CORE Operations will then provide a CAB narrative evaluation for the CORE Governance Committee to consider in their review of the request, as defined in the CORE Change Management Policy. Any approved changes to security or business roles will be completed and tested according to established change management processes before being migrated into Production.
Once the modified security role is available in Production, a CORE Communication will be issued. Users who require the updated role will need to complete a new or update UDOC that is routed through existing approval processes in the system before they can use the modified role functionality.
Deleting an Existing Role
Deletion of existing security or business roles may be identified through many sources – via stakeholder business evaluation, issue research in the system, as a submitted CORE Change Request, etc. After the request has been submitted as a CORE Change Request, Functional and System Administration SMEs in CORE Operations will review the potential access and workflow impacts, and determine an overall solution configuration. Considerations of deletion of an existing role will include:
What are the modifications?
Who currently has access to the role?
How will the modifications affect the end users?
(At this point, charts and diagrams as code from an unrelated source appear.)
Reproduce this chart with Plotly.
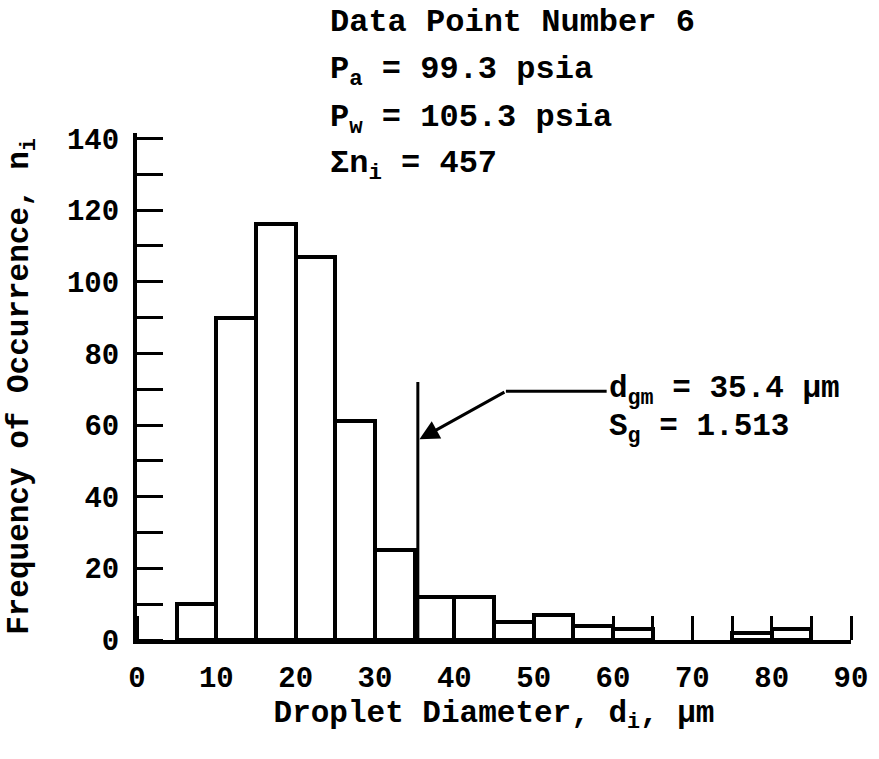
import plotly.graph_objects as go

# Data
bin_left = [0, 5, 10, 15, 20, 25, 30, 35, 40, 45, 50, 55, 60, 65, 70, 75, 80]
counts = [0, 10, 90, 116, 107, 61, 25, 12, 12, 5, 7, 4, 3, 0, 0, 2, 3]
bin_width = 5
x_ticks = [0, 10, 20, 30, 40, 50, 60, 70, 80, 90]
y_ticks = [0, 20, 40, 60, 80, 100, 120, 140]
dgm = 35.4
dgm_line_top = 72

FONT = "Liberation Mono"
TXT = 31

xs = [b + bin_width / 2 for b, c in zip(bin_left, counts) if c > 0]
ys = [c for c in counts if c > 0]

fig = go.Figure()
fig.add_trace(go.Bar(
    x=xs, y=ys, width=bin_width,
    marker=dict(color="white", line=dict(color="black", width=4)),
    showlegend=False, hoverinfo="x+y",
))

xt_all = list(range(0, 91, 5))
yt_all = list(range(0, 141, 10))

fig.update_layout(
    width=879, height=759,
    margin=dict(l=137, r=28, t=133, b=119),
    paper_bgcolor="white", plot_bgcolor="white",
    font=dict(family=FONT, size=TXT, color="black", weight="bold"),
    bargap=0,
    xaxis=dict(
        range=[0, 90], tickmode="array", tickvals=x_ticks,
        ticktext=[str(v) for v in x_ticks],
        ticks="", showgrid=False, zeroline=False,
        showline=True, linecolor="black", linewidth=4,
        tickfont=dict(family=FONT, size=29, weight="bold"),
        ticklabelstandoff=8,
        minor=dict(tickvals=xt_all, ticks="inside", ticklen=24, tickwidth=3, tickcolor="black"),
        title=dict(text="Droplet Diameter, d<sub>i</sub>, μm",
                   font=dict(family=FONT, size=TXT, weight="bold"), standoff=6),
    ),
    yaxis=dict(
        range=[0, 141.5], tickmode="array", tickvals=y_ticks,
        ticktext=[str(v) for v in y_ticks],
        ticks="", showgrid=False, zeroline=False,
        showline=True, linecolor="black", linewidth=4,
        tickfont=dict(family=FONT, size=29, weight="bold"),
        ticklabelstandoff=8,
        minor=dict(tickvals=yt_all, ticks="inside", ticklen=26, tickwidth=3, tickcolor="black"),
        title=dict(text="Frequency of Occurrence, n<sub>i</sub>",
                   font=dict(family=FONT, size=TXT, weight="bold"), standoff=30),
    ),
)

fig.add_shape(type="line", x0=dgm, x1=dgm, y0=0, y1=dgm_line_top,
              line=dict(color="black", width=3))
fig.add_shape(type="line", x0=46.5, x1=59.2, y0=69.4, y1=69.4,
              line=dict(color="black", width=3))
fig.add_annotation(x=dgm + 0.2, y=56, ax=46.5, ay=69.4, xref="x", yref="y",
                   axref="x", ayref="y", text="", showarrow=True,
                   arrowhead=2, arrowsize=1.3, arrowwidth=3, arrowcolor="black")

fig.add_annotation(x=59.3, y=69.4, xref="x", yref="y", xanchor="left", yanchor="middle",
                   text="d<sub>gm</sub> = 35.4 μm", showarrow=False,
                   font=dict(family=FONT, size=TXT, weight="bold"))
fig.add_annotation(x=59.3, y=58.8, xref="x", yref="y", xanchor="left", yanchor="middle",
                   text="S<sub>g</sub> = 1.513", showarrow=False,
                   font=dict(family=FONT, size=TXT, weight="bold"))

# info block in paper coordinates (above the plot area)
info = ["Data Point Number 6", "P<sub>a</sub> = 99.3 psia",
        "P<sub>w</sub> = 105.3 psia", "Σn<sub>i</sub> = 457"]
info_y = [1.218, 1.122, 1.027, 0.936]
for t, yv in zip(info, info_y):
    fig.add_annotation(x=0.268, y=yv, xref="paper", yref="paper", xanchor="left", yanchor="middle",
                       text=t, showarrow=False,
                       font=dict(family=FONT, size=32, weight="bold"))

fig.write_html("out.html")
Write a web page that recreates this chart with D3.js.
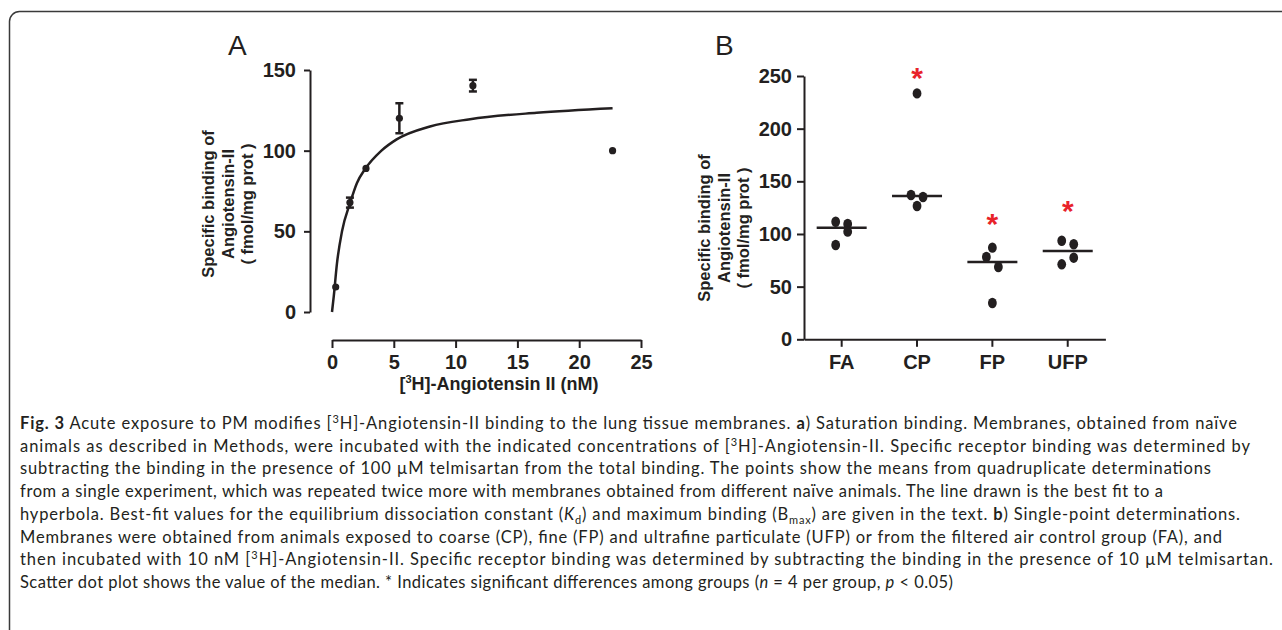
<!DOCTYPE html>
<html>
<head>
  <meta charset="utf-8">
  <title>Fig. 3</title>
  <style>
    body { margin: 0; background: #fff; }
    .chart text { font-family: "Liberation Sans", Arial, sans-serif; fill: #231f20; }
    .tick text { font-weight: bold; font-size: 20px; }
    .chart text.caption { font-family: Lato, "Open Sans", sans-serif; font-size: 16.5px; fill: #231f20; white-space: pre; }
  </style>
</head>
<body>
  <div id="fig"></div>
  <script src="https://d3js.org/d3.v7.min.js"></script>
  <script>

    function translate(x, y) {
      return 'translate(' + x + ',' + y + ')';
    }

    // ---------------- data, panel A (saturation binding)
    let concNM = [0.3, 1.45, 2.75, 5.45, 11.4, 22.7];
    let bindingMean = [15.5, 67.8, 89.0, 120.1, 140.3, 100.0];
    let bindingSem = [0, 3.1, 0, 9.3, 3.6, 0];
    // best-fit hyperbola
    let fitX = [0, 0.14, 0.4, 0.81, 1.48, 2.02, 2.67, 4, 5.23, 7.93, 11.17, 16.56, 22.7];
    let fitY = [0, 9.5, 30, 50, 68, 80, 88.5, 100, 107, 115, 119.5, 123.5, 126.3];
    let xTicksA = [0, 5, 10, 15, 20, 25];
    let yTicksA = [0, 50, 100, 150];

    // ---------------- data, panel B (single point)
    let groups = ['FA', 'CP', 'FP', 'UFP'];
    let faValues = [111.6, 109.5, 89.5, 102.2];
    let cpValues = [233.5, 137.0, 135.1, 126.6];
    let fpValues = [87.0, 78.1, 68.6, 34.5];
    let ufpValues = [93.6, 90.2, 71.2, 77.5];
    let sigGroups = ['CP', 'FP', 'UFP'];
    let starValues = [255, 116.5, 128.5];
    let yTicksB = [0, 50, 100, 150, 200, 250];

    let groupValues = [faValues, cpValues, fpValues, ufpValues];

    let svg = d3.select('#fig')
      .append('svg')
      .attr('class', 'chart')
      .attr('width', 1282)
      .attr('height', 630);

    // frame
    svg.append('rect')
      .attr('x', 9.5).attr('y', 11.5)
      .attr('width', 1300).attr('height', 660)
      .attr('rx', 10)
      .attr('fill', 'none')
      .attr('stroke', '#3a3a3a')
      .attr('stroke-width', 1.5);

    function styleAxis(g) {
      g.selectAll('path, line').attr('stroke', '#231f20').attr('stroke-width', 2);
      g.selectAll('text').attr('fill', '#231f20');
    }

    function yTitle(x0, cy, lines) {
      lines.forEach((l, i) => {
        svg.append('text')
          .attr('transform', translate(x0 + i * 19.5, cy) + ' rotate(-90)')
          .attr('text-anchor', 'middle')
          .attr('font-weight', 'bold')
          .attr('font-size', '16.5px')
          .text(l);
      });
    }

    let titleLines = ['Specific binding of', 'Angiotensin-II', '( fmol/mg prot )'];

    //-------------------------------------------------------------panel A
    let xA = d3.scaleLinear().domain([0, 25]).range([332, 641]);
    let yA = d3.scaleLinear().domain([0, 150]).range([312, 70]);

    svg.append('g')
      .attr('transform', translate(310, 0))
      .call(d3.axisLeft(yA).tickValues(yTicksA).tickSize(6).tickSizeOuter(0).tickPadding(8))
      .call(styleAxis);

    svg.append('g')
      .attr('transform', translate(0, 340))
      .call(d3.axisBottom(xA).tickValues(xTicksA).tickSize(8).tickSizeOuter(0).tickPadding(7))
      .call(styleAxis);

    let fitLine = d3.line()
      .x(d => xA(d[0]))
      .y(d => yA(d[1]))
      .curve(d3.curveMonotoneX);

    svg.append('path')
      .datum(d3.zip(fitX, fitY))
      .attr('d', fitLine)
      .attr('fill', 'none')
      .attr('stroke', '#231f20')
      .attr('stroke-width', 2.5);

    let ptsA = d3.zip(concNM, bindingMean, bindingSem);
    let errA = svg.append('g').selectAll('g')
      .data(ptsA.filter(d => d[2] > 0))
      .enter().append('g')
      .attr('stroke', '#231f20')
      .attr('stroke-width', 2.5);
    errA.append('line')
      .attr('x1', d => xA(d[0])).attr('x2', d => xA(d[0]))
      .attr('y1', d => yA(d[1] - d[2])).attr('y2', d => yA(d[1] + d[2]));
    errA.append('line')
      .attr('x1', d => xA(d[0]) - 4).attr('x2', d => xA(d[0]) + 4)
      .attr('y1', d => yA(d[1] - d[2])).attr('y2', d => yA(d[1] - d[2]));
    errA.append('line')
      .attr('x1', d => xA(d[0]) - 4).attr('x2', d => xA(d[0]) + 4)
      .attr('y1', d => yA(d[1] + d[2])).attr('y2', d => yA(d[1] + d[2]));

    svg.append('g').selectAll('circle')
      .data(ptsA)
      .enter().append('circle')
      .attr('cx', d => xA(d[0]))
      .attr('cy', d => yA(d[1]))
      .attr('r', 3.6)
      .attr('fill', '#231f20');

    svg.append('text')
      .attr('x', 228).attr('y', 55)
      .attr('font-size', '28px')
      .text('A');

    let xTitle = svg.append('text')
      .attr('x', 499).attr('y', 390)
      .attr('text-anchor', 'middle')
      .attr('font-weight', 'bold')
      .attr('font-size', '18px');
    xTitle.append('tspan').text('[');
    xTitle.append('tspan').attr('font-size', '11px').attr('dy', -7).text('3');
    xTitle.append('tspan').attr('dy', 7).text('H]-Angiotensin II (nM)');

    yTitle(214, 204, titleLines);

    //-------------------------------------------------------------panel B
    let xB = d3.scaleBand().domain(groups).range([804, 1105.4]);
    let yB = d3.scaleLinear().domain([0, 250]).range([339.3, 76]);

    svg.append('g')
      .attr('transform', translate(804, 0))
      .call(d3.axisLeft(yB).tickValues(yTicksB).tickSize(7).tickSizeOuter(0).tickPadding(5))
      .call(styleAxis);

    svg.append('g')
      .attr('transform', translate(0, 339.3))
      .call(d3.axisBottom(xB).tickSize(7.5).tickSizeOuter(0).tickPadding(8.5))
      .call(styleAxis);

    // spread points that fall in the same 25-unit bin, in data order
    let dotsB = [];
    groups.forEach((g, gi) => {
      let vals = groupValues[gi];
      let bins = d3.group(vals.map((v, i) => ({v: v, i: i})), d => Math.floor((d.v - 5) / 25));
      bins.forEach(members => {
        let n = members.length;
        members.forEach((m, k) => {
          dotsB.push({group: g, value: m.v, off: (k - (n - 1) / 2) * 12});
        });
      });
    });

    svg.append('g').selectAll('ellipse')
      .data(dotsB)
      .enter().append('ellipse')
      .attr('cx', d => xB(d.group) + xB.bandwidth() / 2 + d.off)
      .attr('cy', d => yB(d.value))
      .attr('rx', 4.4)
      .attr('ry', 5.2)
      .attr('fill', '#231f20');

    svg.append('g').selectAll('line')
      .data(groups)
      .enter().append('line')
      .attr('x1', d => xB(d) + xB.bandwidth() / 2 - 25)
      .attr('x2', d => xB(d) + xB.bandwidth() / 2 + 25)
      .attr('y1', (d, i) => yB(d3.median(groupValues[i])))
      .attr('y2', (d, i) => yB(d3.median(groupValues[i])))
      .attr('stroke', '#231f20')
      .attr('stroke-width', 2.5);

    svg.append('g').selectAll('text')
      .data(sigGroups)
      .enter().append('text')
      .attr('x', d => xB(d) + xB.bandwidth() / 2)
      .attr('y', (d, i) => yB(starValues[i]) + 17)
      .attr('text-anchor', 'middle')
      .attr('font-weight', 'bold')
      .attr('font-size', '30px')
      .style('fill', '#e8232a')
      .text('*');

    svg.append('text')
      .attr('x', 715).attr('y', 55)
      .attr('font-size', '28px')
      .text('B');

    yTitle(710, 228, titleLines);

    //-------------------------------------------------------------caption
    let captionLines = [
      [{t: 'Fig. 3', b: 1}, {t: ' Acute exposure to PM modifies ['}, {t: '3', sup: 1}, {t: 'H]-Angiotensin-II binding to the lung tissue membranes. '}, {t: 'a', b: 1}, {t: ') Saturation binding. Membranes, obtained from naïve'}],
      [{t: 'animals as described in Methods, were incubated with the indicated concentrations of ['}, {t: '3', sup: 1}, {t: 'H]-Angiotensin-II. Specific receptor binding was determined by'}],
      [{t: 'subtracting the binding in the presence of 100 µM telmisartan from the total binding. The points show the means from quadruplicate determinations'}],
      [{t: 'from a single experiment, which was repeated twice more with membranes obtained from different naïve animals. The line drawn is the best fit to a'}],
      [{t: 'hyperbola. Best-fit values for the equilibrium dissociation constant ('}, {t: 'K', i: 1}, {t: 'd', sub: 1}, {t: ') and maximum binding (B'}, {t: 'max', sub: 1}, {t: ') are given in the text. '}, {t: 'b', b: 1}, {t: ') Single-point determinations.'}],
      [{t: 'Membranes were obtained from animals exposed to coarse (CP), fine (FP) and ultrafine particulate (UFP) or from the filtered air control group (FA), and'}],
      [{t: 'then incubated with 10 nM ['}, {t: '3', sup: 1}, {t: 'H]-Angiotensin-II. Specific receptor binding was determined by subtracting the binding in the presence of 10 µM telmisartan.'}],
      [{t: 'Scatter dot plot shows the value of the median. * Indicates significant differences among groups ('}, {t: 'n', i: 1}, {t: ' = 4 per group, '}, {t: 'p', i: 1}, {t: ' < 0.05)'}]
    ];
    let captionWidths = [1217, 1230, 1191, 1143, 1220, 1202, 1253, 933];

    captionLines.forEach((segs, li) => {
      let t = svg.append('text')
        .attr('class', 'caption')
        .attr('x', 20)
        .attr('y', 429 + li * 22.7)
        .attr('textLength', captionWidths[li])
        .attr('lengthAdjust', 'spacing');
      let shift = 0;
      segs.forEach(s => {
        let target = s.sup ? -6 : (s.sub ? 4 : 0);
        let ts = t.append('tspan').attr('dy', target - shift).text(s.t);
        shift = target;
        if (s.b) ts.attr('font-weight', 'bold');
        if (s.i) ts.attr('font-style', 'italic');
        if (s.sup || s.sub) ts.attr('font-size', '11px');
      });
    });

  </script>
</body>
</html>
What role will have access to the resources under the current role once it is deleted?
Will the change pose any conflict to other documents that might write to the same table?
What will be the most effective way to remove the deleted role from existing users?
CORE Operations will then provide a CAB narrative evaluation for the CORE Governance Committee to consider in their review of the request, as defined in the CORE Change Management Policy. Any approved deletion of security or business roles will be completed and tested according to established change management processes before being migrated into Production.
Once the deleted role has been modified appropriately to prevent future use in Production, a CORE Communication will be issued.